Vamos ter o espectáculo musical Amor entre cigarras, com texto de walter hugo mãe, música do Miguel Pedro, figurinos, cenário e adereços de Catarina Barros. É uma produção nossa, criada de raiz, que vai circular por Famalicão, Guimarães e a mais alguns espaços. Acho que contribui para criar essa identidade que o Theatro Circo tanto quer, gosta e precisa.
Queremos ter uma componente de edição de DVD de espectáculos filmados aqui, com lançamentos. Fizemos isso com Maldoror que está no mercado e algumas edições a nível discográfico. Queremos criar coisas que também fiquem, criar relações com os criativos e artistas, a nível nacional e internacional. Temos provas que temos capacidade para isso mesmo a nível internacional.

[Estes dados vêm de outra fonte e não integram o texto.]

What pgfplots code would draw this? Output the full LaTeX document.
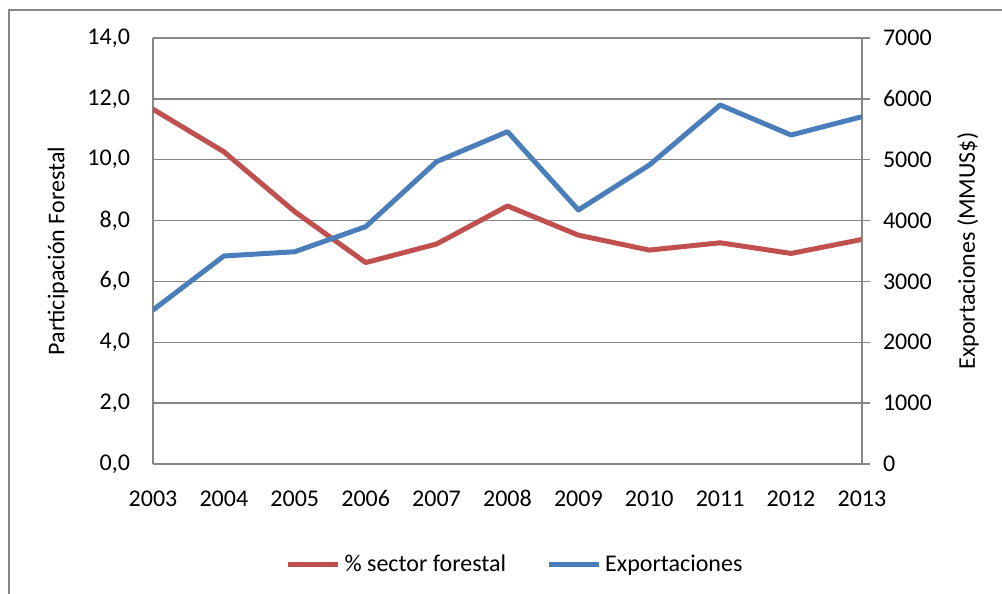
\documentclass[border=0pt]{standalone}
\usepackage{fontspec}
\setmainfont{Carlito}
\usepackage{pgfplots}
\pgfplotsset{compat=1.18}

\definecolor{serieRed}{RGB}{192,80,77}
\definecolor{serieBlue}{RGB}{74,126,187}
\definecolor{gridGray}{RGB}{134,134,134}

\pgfplotsset{
  common/.style={
    width=354.5pt, height=213pt, scale only axis,
    at={(0,0)}, anchor=south west,
    xmin=2003, xmax=2013,
    font=\fontsize{12}{14}\selectfont,
    /pgf/number format/assume math mode=true,
    axis line style={gridGray, line width=0.75pt},
    tick style={gridGray, line width=0.75pt},
    every axis plot/.append style={line width=2.5pt, line join=round, no markers},
  }
}

\begin{document}
\begin{tikzpicture}
\begin{axis}[common,
  axis x line*=bottom, axis y line*=left,
  ymin=0, ymax=14, ytick={0,2,...,14},
  xtick={2003,...,2013},
  xticklabel style={/pgf/number format/1000 sep={}, text height=1.6ex, text depth=0pt, yshift=-10pt},
  major tick length=0pt,
  yticklabel style={/pgf/number format/.cd, fixed, fixed zerofill, precision=1, use comma, /tikz/.cd, xshift=-8pt},
  ymajorgrids, grid style={gridGray, line width=0.75pt},
  ylabel={Participación Forestal},
  ylabel style={at={(axis description cs:-0.134,0.5)}, anchor=center},
]
\addplot[serieRed] coordinates {
  (2003,11.66) (2004,10.26) (2005,8.29) (2006,6.62) (2007,7.23) (2008,8.48)
  (2009,7.52) (2010,7.03) (2011,7.27) (2012,6.92) (2013,7.38)
};
\draw[gridGray, line width=0.75pt] (rel axis cs:0,1) -- (rel axis cs:1,1);
\end{axis}
\begin{axis}[common,
  axis x line=none, axis y line*=right,
  ymin=0, ymax=7000, ytick={0,1000,...,7000},
  tick align=outside, major tick length=4pt,
  yticklabel style={/pgf/number format/1000 sep={}, xshift=3pt},
  ylabel={Exportaciones (MMUS\$)},
  ylabel style={at={(axis description cs:1.1495,0.5)}, anchor=center, rotate=0},
  legend columns=2,
  legend style={at={(axis description cs:0.512,-0.237)}, anchor=center, draw=none,
    font=\fontsize{12}{14}\selectfont,
    /tikz/every even column/.append style={column sep=18pt}},
  legend image code/.code={\draw[#1, line width=2.5pt] (0pt,0pt) -- (25pt,0pt);},
]
\addlegendimage{serieRed}
\addlegendentry{\% sector forestal}
\addplot[serieBlue] coordinates {
  (2003,2530) (2004,3418) (2005,3488) (2006,3900) (2007,4968) (2008,5461)
  (2009,4174) (2010,4913) (2011,5899) (2012,5406) (2013,5707)
};
\addlegendentry{Exportaciones}
\end{axis}
\draw[gridGray, line width=1pt] (-72pt,-80pt) -- (-72pt,227pt) -- (440pt,227pt);
\pgfresetboundingbox
\path[use as bounding box] (-76.5pt,-65pt) rectangle (424.5pt,232pt);
\end{tikzpicture}
\end{document}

Há uma marca autoral na sua programação, que já mantinha na Casa das Artes de Famalicão e que trouxe para o Theatro Circo?
Tento conquistar o meu espaço de liberdade com escolhas que depois servem de referência. Não no sentido de divulgar o nome de Paulo Brandão por tudo o que é sítio, mas gosto que as pessoas reconheçam que tenho capacidade e vou programando coisas que funcionam. Penso que não é com necessidade autoral. Importa é que a estrutura do Theatro Circo funcione e continue a trabalhar independentemente de ser ou não Paulo Brandão o director artístico.
Programa porquê?
Talvez programe porque delegue nos artistas que trago aquilo que gostaria de fazer. Gostaria de ser a suma dos artistas que trago a 100 por cento. Por exemplo, se trago cá a Kaki King é porque me reconheço no que ela está a fazer.

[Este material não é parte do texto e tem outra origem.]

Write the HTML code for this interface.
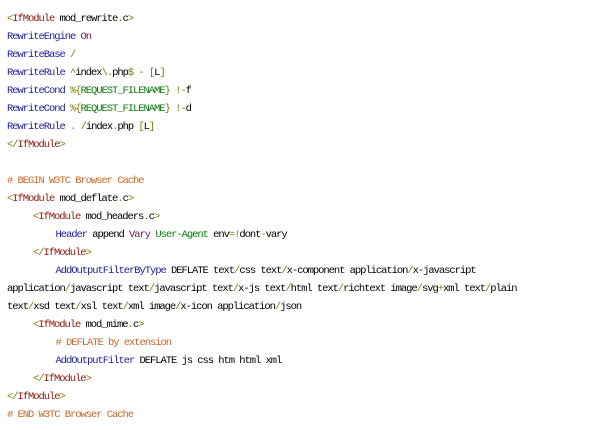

A programação é um exercício de crítica em relação à sociedade?
Absolutamente. Acho que é esse o aspecto mais importante. Acaba por ser um pouco o papel dos ditadores Muitas vezes ditamos aquilo que achamos que deve ser, mas também devemos ter o bom senso de perceber se estamos errados.

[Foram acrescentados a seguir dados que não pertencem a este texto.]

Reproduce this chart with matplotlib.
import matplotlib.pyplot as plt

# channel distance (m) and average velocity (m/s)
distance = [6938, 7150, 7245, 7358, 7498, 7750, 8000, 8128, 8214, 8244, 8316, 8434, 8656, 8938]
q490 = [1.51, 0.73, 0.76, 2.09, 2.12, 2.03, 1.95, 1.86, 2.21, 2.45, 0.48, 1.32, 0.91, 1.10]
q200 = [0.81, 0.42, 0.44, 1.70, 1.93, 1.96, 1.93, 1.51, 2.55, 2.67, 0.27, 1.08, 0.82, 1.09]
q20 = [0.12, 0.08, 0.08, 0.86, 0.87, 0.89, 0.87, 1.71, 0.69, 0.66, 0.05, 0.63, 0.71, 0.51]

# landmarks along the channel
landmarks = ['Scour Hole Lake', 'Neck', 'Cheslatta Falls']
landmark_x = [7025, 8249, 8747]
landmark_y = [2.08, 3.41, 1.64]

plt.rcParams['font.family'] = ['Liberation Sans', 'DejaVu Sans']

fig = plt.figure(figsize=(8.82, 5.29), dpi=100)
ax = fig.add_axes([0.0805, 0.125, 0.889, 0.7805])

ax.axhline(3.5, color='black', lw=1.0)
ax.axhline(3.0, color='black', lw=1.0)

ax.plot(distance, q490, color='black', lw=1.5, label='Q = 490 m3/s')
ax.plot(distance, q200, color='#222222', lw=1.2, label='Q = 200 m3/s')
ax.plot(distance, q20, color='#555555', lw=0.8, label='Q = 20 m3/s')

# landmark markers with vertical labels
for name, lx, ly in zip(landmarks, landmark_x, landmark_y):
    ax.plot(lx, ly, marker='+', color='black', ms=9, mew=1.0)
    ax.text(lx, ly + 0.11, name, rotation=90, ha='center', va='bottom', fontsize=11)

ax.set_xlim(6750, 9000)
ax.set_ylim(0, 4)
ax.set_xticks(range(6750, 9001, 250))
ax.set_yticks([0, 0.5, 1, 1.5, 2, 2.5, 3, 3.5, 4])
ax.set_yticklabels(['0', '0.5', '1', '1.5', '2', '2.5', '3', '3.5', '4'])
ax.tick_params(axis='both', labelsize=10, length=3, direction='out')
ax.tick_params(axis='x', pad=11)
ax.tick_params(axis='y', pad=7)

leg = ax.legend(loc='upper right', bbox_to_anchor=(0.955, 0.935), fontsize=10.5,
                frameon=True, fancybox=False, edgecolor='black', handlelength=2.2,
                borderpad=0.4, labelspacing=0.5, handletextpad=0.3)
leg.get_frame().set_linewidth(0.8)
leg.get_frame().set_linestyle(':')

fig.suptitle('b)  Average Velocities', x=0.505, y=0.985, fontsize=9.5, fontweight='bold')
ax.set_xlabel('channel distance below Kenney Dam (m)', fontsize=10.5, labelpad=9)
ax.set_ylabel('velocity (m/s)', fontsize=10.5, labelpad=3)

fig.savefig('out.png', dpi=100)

O facto é que a realidade de determinados espectáculos ou ciclos funciona de forma diferente em cada cidade e na relação entre as pessoas. Se não for uma sociedade aberta, então vamos "abrir portas". A ideia é precisamente a de abrir, permitir, deixar fluir... Agora, não podemos ter a veleidade de pensar que vamos alterar comportamentos. Temos de ler a cidade e acredito que Braga tenha beneficiado e melhorado socialmente com o aparecimento do Theatro Circo.
Sente-se um ditador?
Não. Quando a minha vinda para cá foi divulgada em termos mediáticos, saíram algumas crónicas e textos em que eu parecia uma espécie de Messias, para usar um termo de Braga que tem uma componente religiosa muito forte. A dada altura perguntaram-me: não programa artistas de Braga? Respondi: onde estão? Isto não é uma máquina de fazer artistas ou criadores. É preciso trabalhar e permitir que haja uma continuidade. Neste momento, se formos apontar 20 esperanças para a música nacional encontramos seis a oito bandas de Braga, porque a autarquia criou condições - no Parque de Exposições - para ensaios. Neste momento, alguns grupos estão aí com muita força, como os Monstro Mau, Mundo Cão, Smix Smox Smux, Peixe: Avião, At Freddy's House, Astro Boy, VortexSoundTech. Foram-lhes dadas condições de trabalho e isso tem certamente reflexos.
Também acredito que é necessário criar condições para o aparecimento de criadores. Alguns países fazem-no muito bem. Por exemplo, na Finlândia, a Finish Music Information Center (Fimic), uma associação ligada aos direitos de autor, trabalha e divulga os artistas nacionais. Se eu quiser trazer alguma das suas bandas não pago cachet e as viagens estão pagas. Isso só é possível porque o Estado investe ou cria meios para tal.